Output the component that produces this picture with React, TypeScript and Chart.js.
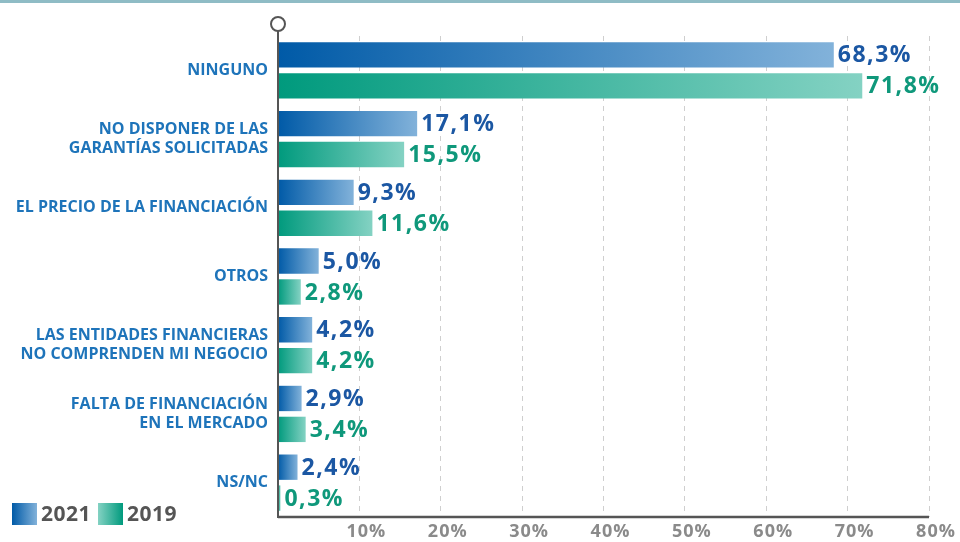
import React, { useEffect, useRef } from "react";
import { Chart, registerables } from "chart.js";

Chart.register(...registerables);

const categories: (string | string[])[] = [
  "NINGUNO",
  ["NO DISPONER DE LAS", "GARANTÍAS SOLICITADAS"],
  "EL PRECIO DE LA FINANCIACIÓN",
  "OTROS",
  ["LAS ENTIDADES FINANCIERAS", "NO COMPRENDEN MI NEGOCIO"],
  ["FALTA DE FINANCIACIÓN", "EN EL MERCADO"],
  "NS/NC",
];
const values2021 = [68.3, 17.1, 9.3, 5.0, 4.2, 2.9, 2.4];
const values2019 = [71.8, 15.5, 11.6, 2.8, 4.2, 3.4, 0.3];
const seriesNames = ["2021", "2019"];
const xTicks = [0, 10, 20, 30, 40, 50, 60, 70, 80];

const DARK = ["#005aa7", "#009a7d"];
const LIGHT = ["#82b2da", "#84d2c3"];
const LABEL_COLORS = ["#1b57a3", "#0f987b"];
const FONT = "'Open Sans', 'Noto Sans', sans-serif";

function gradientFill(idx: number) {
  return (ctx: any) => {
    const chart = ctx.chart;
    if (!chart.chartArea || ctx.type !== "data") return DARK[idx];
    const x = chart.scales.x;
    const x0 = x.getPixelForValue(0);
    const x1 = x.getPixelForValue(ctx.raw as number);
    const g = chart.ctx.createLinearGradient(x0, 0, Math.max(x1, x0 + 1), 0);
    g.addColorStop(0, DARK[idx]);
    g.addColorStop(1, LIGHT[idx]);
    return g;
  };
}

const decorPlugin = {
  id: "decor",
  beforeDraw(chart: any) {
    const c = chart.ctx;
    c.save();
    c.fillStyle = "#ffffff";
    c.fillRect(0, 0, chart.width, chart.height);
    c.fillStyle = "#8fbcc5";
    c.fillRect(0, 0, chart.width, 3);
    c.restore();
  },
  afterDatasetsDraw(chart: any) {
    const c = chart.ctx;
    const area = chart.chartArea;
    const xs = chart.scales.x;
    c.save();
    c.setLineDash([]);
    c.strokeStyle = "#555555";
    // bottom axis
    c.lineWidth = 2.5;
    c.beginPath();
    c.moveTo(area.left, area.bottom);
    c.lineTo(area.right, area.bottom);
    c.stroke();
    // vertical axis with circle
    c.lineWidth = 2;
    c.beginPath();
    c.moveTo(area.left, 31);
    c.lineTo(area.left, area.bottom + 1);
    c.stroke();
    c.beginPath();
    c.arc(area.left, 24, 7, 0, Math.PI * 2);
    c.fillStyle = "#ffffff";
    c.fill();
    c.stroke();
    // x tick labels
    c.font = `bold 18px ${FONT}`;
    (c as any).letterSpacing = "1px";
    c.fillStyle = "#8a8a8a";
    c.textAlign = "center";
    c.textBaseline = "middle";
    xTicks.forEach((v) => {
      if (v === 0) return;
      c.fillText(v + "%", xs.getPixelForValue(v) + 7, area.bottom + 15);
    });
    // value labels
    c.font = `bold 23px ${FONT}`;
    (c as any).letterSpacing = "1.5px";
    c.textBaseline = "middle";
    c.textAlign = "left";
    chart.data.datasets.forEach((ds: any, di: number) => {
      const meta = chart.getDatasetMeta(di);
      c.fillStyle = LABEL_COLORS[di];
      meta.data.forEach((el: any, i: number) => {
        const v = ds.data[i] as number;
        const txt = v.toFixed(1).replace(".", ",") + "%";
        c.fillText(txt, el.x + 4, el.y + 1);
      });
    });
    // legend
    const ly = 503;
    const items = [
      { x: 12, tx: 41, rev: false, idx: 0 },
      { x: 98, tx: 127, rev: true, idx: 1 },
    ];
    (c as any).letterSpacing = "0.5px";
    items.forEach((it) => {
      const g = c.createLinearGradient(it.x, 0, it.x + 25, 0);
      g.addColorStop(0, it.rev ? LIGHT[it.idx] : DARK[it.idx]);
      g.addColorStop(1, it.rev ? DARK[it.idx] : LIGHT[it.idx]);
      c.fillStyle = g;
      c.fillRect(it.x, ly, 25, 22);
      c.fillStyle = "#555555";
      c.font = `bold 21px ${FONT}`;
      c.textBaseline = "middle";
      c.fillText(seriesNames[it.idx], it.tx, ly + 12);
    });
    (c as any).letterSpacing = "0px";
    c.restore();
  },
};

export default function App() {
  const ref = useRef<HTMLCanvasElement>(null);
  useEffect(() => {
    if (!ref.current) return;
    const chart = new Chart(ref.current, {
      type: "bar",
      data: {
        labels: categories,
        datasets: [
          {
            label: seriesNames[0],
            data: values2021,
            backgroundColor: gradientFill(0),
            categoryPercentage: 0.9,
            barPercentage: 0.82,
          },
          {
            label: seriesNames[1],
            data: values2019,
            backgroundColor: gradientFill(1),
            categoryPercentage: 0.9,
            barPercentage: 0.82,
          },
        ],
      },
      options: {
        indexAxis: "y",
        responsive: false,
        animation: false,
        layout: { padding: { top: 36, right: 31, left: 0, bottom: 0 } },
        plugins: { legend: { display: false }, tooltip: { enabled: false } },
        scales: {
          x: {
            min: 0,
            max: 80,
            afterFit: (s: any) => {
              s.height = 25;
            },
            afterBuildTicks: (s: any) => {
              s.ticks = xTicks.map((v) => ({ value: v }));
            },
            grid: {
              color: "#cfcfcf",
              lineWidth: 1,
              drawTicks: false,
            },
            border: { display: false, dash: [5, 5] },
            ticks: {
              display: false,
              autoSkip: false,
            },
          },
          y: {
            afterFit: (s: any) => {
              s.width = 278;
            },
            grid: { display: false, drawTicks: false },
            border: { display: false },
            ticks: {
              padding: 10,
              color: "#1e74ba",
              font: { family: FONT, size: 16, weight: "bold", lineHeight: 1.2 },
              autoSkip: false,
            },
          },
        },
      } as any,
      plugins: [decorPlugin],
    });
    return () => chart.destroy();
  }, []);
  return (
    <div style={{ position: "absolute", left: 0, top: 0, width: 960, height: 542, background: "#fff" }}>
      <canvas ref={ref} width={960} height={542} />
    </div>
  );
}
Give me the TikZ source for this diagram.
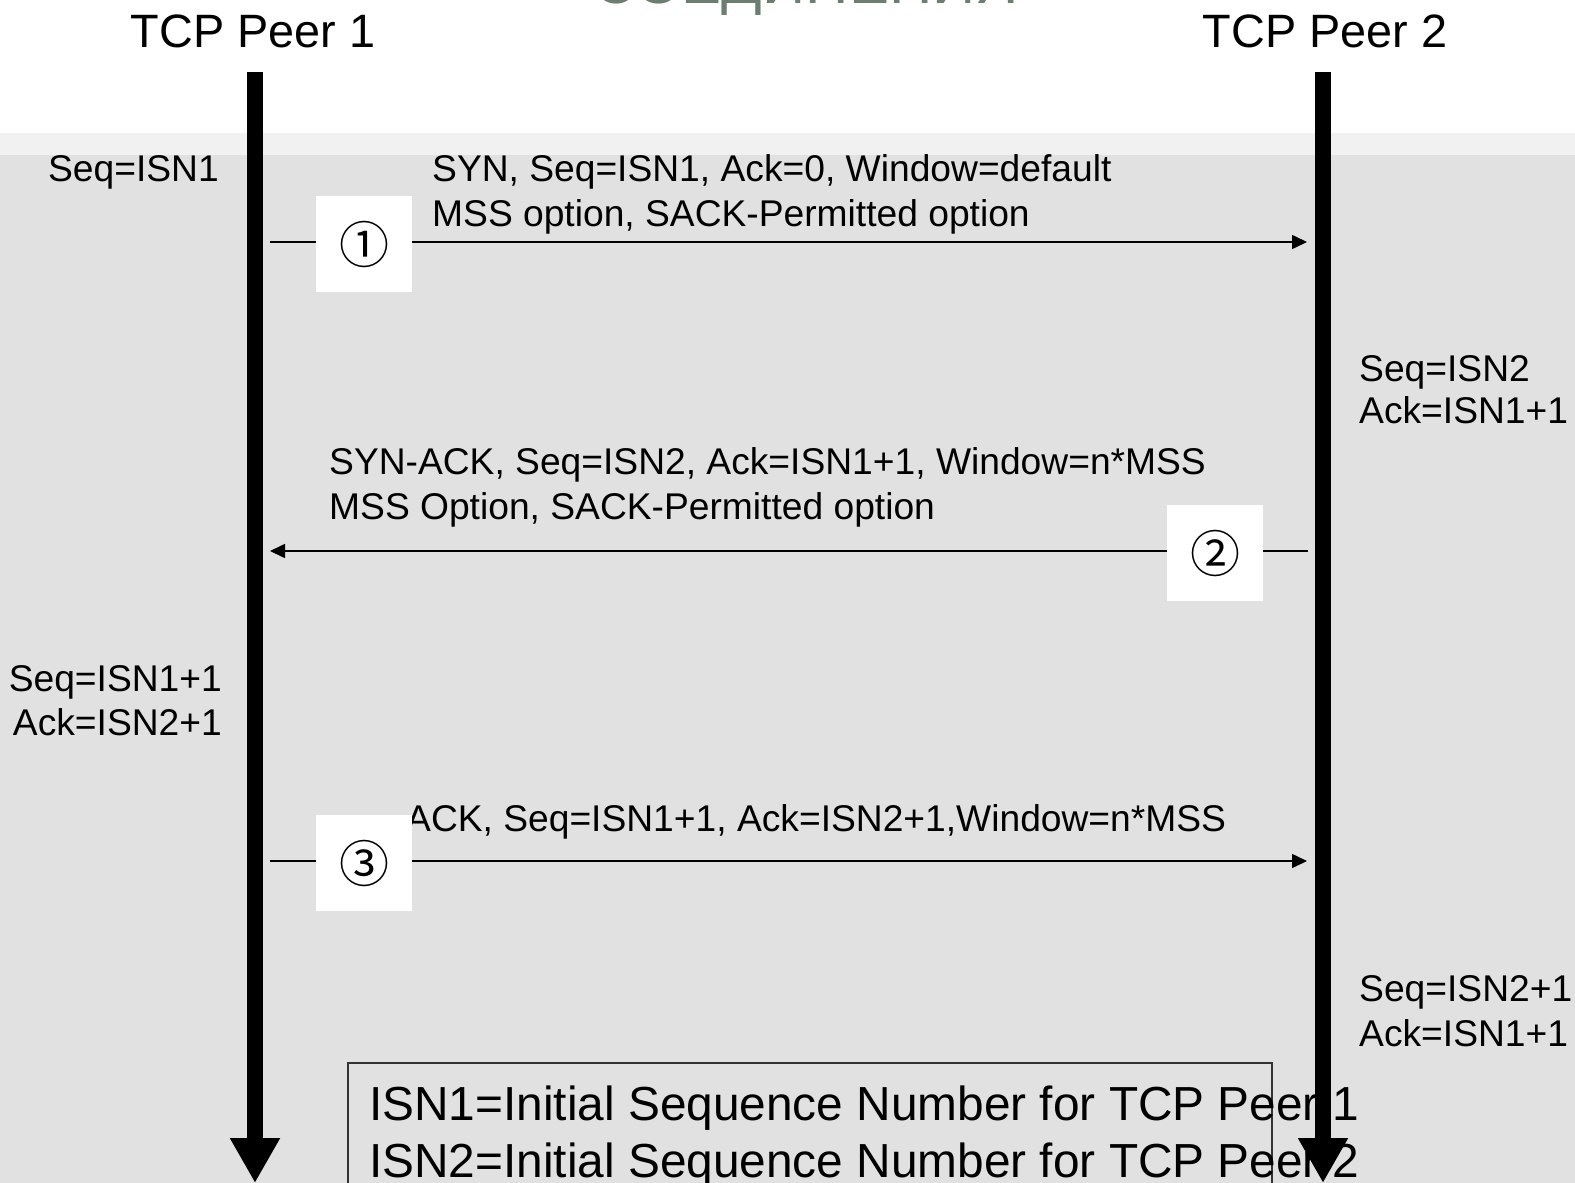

_Task goal_
Copy out all lines where the word "this" appears.

_Task answer_
Output the component that produces this picture with React, TypeScript and Chart.js.
Give me the TikZ source for this diagram.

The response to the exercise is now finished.